DSC Logistics: Focusing on the Process
Over the years, many fine voices—W. Edwards Deming, Eliyahu Goldratt, Taguchi, Michael Hammer and James Champy—have emphasized examining and improving business management processes. The reason they, and others, place such importance on process is to counter some companies’ tendencies to fixate on disparate details, personalities, or other matters peripheral to their essential business interests.
That’s why it is refreshing to profile DSC Logistics, a third-party logistics provider based in Des Plaines, Ill. DSC focuses an enormous amount of attention on its own internal processes and the external processes of its customers and partners.
“DSC Logistics has invested substantially in process management to ensure a reliable and high level of service,” says John Fieldman, the company’s vice president of enterprise integration. “We have hired a very strong process leader and we have worked hard on improving processes over the past several years. We have flow diagrams for our major processes; we have a process improvement group. We seek to train and continuously retrain employees, and upgrade our process management.”
DSC Logistics uses process management as a management tool. The company examines and conceptualizes work within the terms of process. By concentrating on processes rather than procedures, DSC holds its people responsible for results.
DSC Logistics employs more than 2,400 people and operates 20 distribution centers for consumer package goods customers such as Pillsbury, Nabisco, Philip Morris, Unilever, and Best Foods. DSC moves their product inbound, and warehouses it, if necessary. The company will sometimes do packaging, or other value-added services, then ship the product outbound to retailers such as Wal-Mart and Kmart.
When DSC works with its customers, it likes to “get into their shoes” in terms of what they want and how they operate, Fieldman says.
“The key is to know our customers’ requirements. It is part of our service and value proposition,” he notes. “Understanding our customers’ basic needs, as well as the variations on those needs, is part of the value that we provide.
“For instance, every customer has its own monthly, quarterly or annual business and sales cycles,” Fieldman says. “DSC is able to flex up or flex down, depending on volume and other factors.”
While its size and numbers don’t put the company in the league of a FedEx, for example, it does weigh in as a heavy by the standards of many in the logistics and supply chain world.

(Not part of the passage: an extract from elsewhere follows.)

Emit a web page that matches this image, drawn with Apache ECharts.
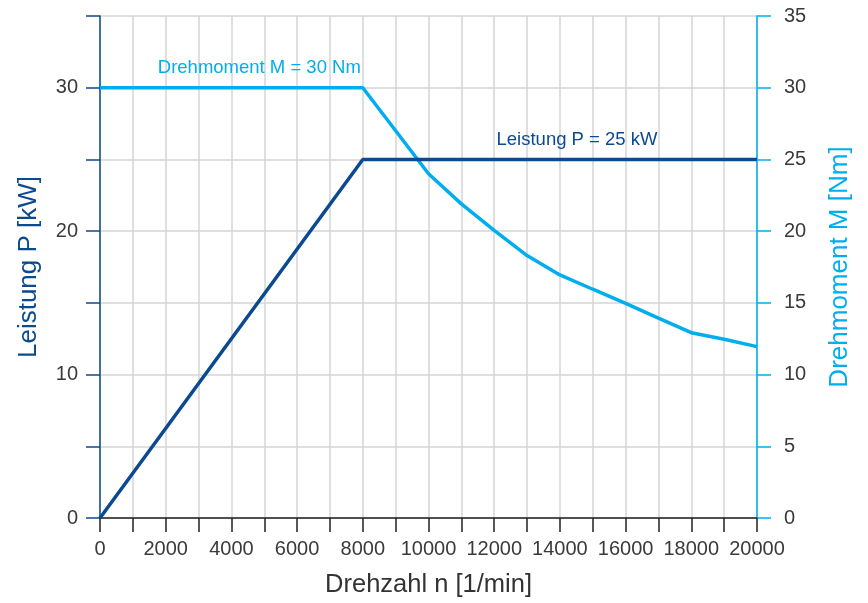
<!DOCTYPE html>
<html>
<head>
<meta charset="utf-8">
<script src="https://cdn.jsdelivr.net/npm/echarts@6/dist/echarts.min.js"></script>
<style>
html,body{margin:0;padding:0;background:#fff;}
#chart{width:868px;height:603px;}
</style>
</head>
<body>
<div id="chart"></div>
<script>
// Data
const speed = [0, 8000, 20000];
const powerKW = [0, 25, 25];
const torqueSpeed = [0, 8000, 9000, 10000, 11000, 12000, 13000, 14000, 15000, 16000, 17000, 18000, 19000, 20000];
const torqueNm = [30, 30, 27, 24, 21.9, 20.05, 18.3, 16.95, 15.95, 14.97, 13.93, 12.92, 12.46, 11.95];
const xTickLabels = [0, 2000, 4000, 6000, 8000, 10000, 12000, 14000, 16000, 18000, 20000];
const leftTickLabels = [0, 10, 20, 30];
const rightTickLabels = [0, 5, 10, 15, 20, 25, 30, 35];
const torqueNote = {text: 'Drehmoment M = 30 Nm', coord: [4850, 31.4]};
const powerNote = {text: 'Leistung P = 25 kW', coord: [14520, 26.35]};

const DARK = '#0b4a90';
const LIGHT = '#00aeef';
const FONT = '"Liberation Sans", Arial, sans-serif';

const chart = echarts.init(document.getElementById('chart'));
chart.setOption({
  animation: false,
  backgroundColor: '#fff',
  textStyle: {fontFamily: FONT},
  grid: {left: 100, right: 111, top: 16, bottom: 85, containLabel: false},
  xAxis: {
    type: 'value', min: 0, max: 20000, interval: 1000,
    name: 'Drehzahl n [1/min]', nameLocation: 'middle', nameGap: 54,
    nameTextStyle: {fontSize: 25.5, color: '#333', fontFamily: FONT},
    axisLine: {show: true, onZero: false, lineStyle: {color: '#222', width: 1.5}},
    axisTick: {show: true, inside: false, length: 14, lineStyle: {color: '#222', width: 1.5}},
    axisLabel: {
      margin: 21, fontSize: 20, color: '#3a3a3a', fontFamily: FONT,
      formatter: v => xTickLabels.includes(v) ? String(v) : ''
    },
    splitLine: {show: true, lineStyle: {color: '#d4d4d4', width: 1.5}}
  },
  yAxis: [
    {
      type: 'value', min: 0, max: 35, interval: 5, position: 'left',
      name: 'Leistung P [kW]', nameLocation: 'middle', nameGap: 58, nameRotate: 90,
      nameTextStyle: {fontSize: 26, color: DARK, fontFamily: FONT},
      axisLine: {show: true, lineStyle: {color: DARK, width: 1.5}},
      axisTick: {show: true, inside: false, length: 14, lineStyle: {color: DARK, width: 1.5}},
      axisLabel: {
        margin: 22, fontSize: 20, color: '#3a3a3a', fontFamily: FONT,
        formatter: v => leftTickLabels.includes(v) ? String(v) : ''
      },
      splitLine: {show: true, lineStyle: {color: '#d4d4d4', width: 1.5}}
    },
    {
      type: 'value', min: 0, max: 35, interval: 5, position: 'right',
      name: 'Drehmoment M [Nm]', nameLocation: 'middle', nameGap: 70, nameRotate: 90,
      nameTextStyle: {fontSize: 26, color: LIGHT, fontFamily: FONT},
      axisLine: {show: true, lineStyle: {color: LIGHT, width: 1.5}},
      axisTick: {show: true, inside: false, length: 14, lineStyle: {color: LIGHT, width: 1.5}},
      axisLabel: {
        margin: 27, fontSize: 20, color: '#3a3a3a', fontFamily: FONT,
        formatter: v => rightTickLabels.includes(v) ? String(v) : ''
      },
      splitLine: {show: false}
    }
  ],
  series: [
    {
      name: 'Drehmoment', type: 'line', yAxisIndex: 1, symbol: 'none', smooth: false,
      data: torqueSpeed.map((x, i) => [x, torqueNm[i]]),
      lineStyle: {color: LIGHT, width: 3.5},
      z: 3,
      markPoint: {
        symbol: 'circle', symbolSize: 0, silent: true,
        label: {show: true, position: 'inside', color: LIGHT, fontSize: 18.5, fontFamily: FONT, formatter: () => torqueNote.text},
        data: [{coord: torqueNote.coord}]
      }
    },
    {
      name: 'Leistung', type: 'line', yAxisIndex: 0, symbol: 'none', smooth: false,
      data: speed.map((x, i) => [x, powerKW[i]]),
      lineStyle: {color: DARK, width: 3.5},
      z: 4,
      markPoint: {
        symbol: 'circle', symbolSize: 0, silent: true,
        label: {show: true, position: 'inside', color: DARK, fontSize: 18.5, fontFamily: FONT, formatter: () => powerNote.text},
        data: [{coord: powerNote.coord}]
      }
    }
  ]
});
</script>
</body>
</html>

As DSC Logistics continues to grow, its distribution centers remain essentially independent. To meet the challenge of integrating and standardizing its internal processes, the company relies on John Fieldman.
“I head the IT department, and my title—vice president of enterprise integration—reflects the context within which the department exists,” Fieldman explains. “The point of integration is to look at what DSC needs to do to operate at an enterprise level. IT is obviously essential to integration, but integration is not merely an IT challenge; other things have to be done.
“The whole world is turning into information,” Fieldman notes. “To me it seems there is some kind of mathematical relationship between the need for physical goods and the physical world—trucks, warehouses, inventory, forklifts—and capital and information. The better the information, the less investment is needed. There’s some kind of tradeoff between these elements.
“The reality is that we cannot have all physical goods or all information. We have to eat the actual cereal, we can’t eat the information,” he says.
DSC Logistics uses interconnected logistics applications to convert data into meaningful information that can be used at all levels of the organization. DSC maintains a centralized “Datamart”—a source of knowledge and experience-based information on all aspects of a company’s business.
To manage its information, DSC relies heavily on AS400s. “We have AS400s in almost all our distribution centers. We also have AS400s in our data center for a good deal of our applications as well as other file servers,” Fieldman says.
“In addition, we recently converted a data warehouse to Oracle, and we are commencing a substantial systems project called ILS—Integrated Logistics System. This involves implementing a suite of applications from Irista Software, a subsidiary of HK Systems.”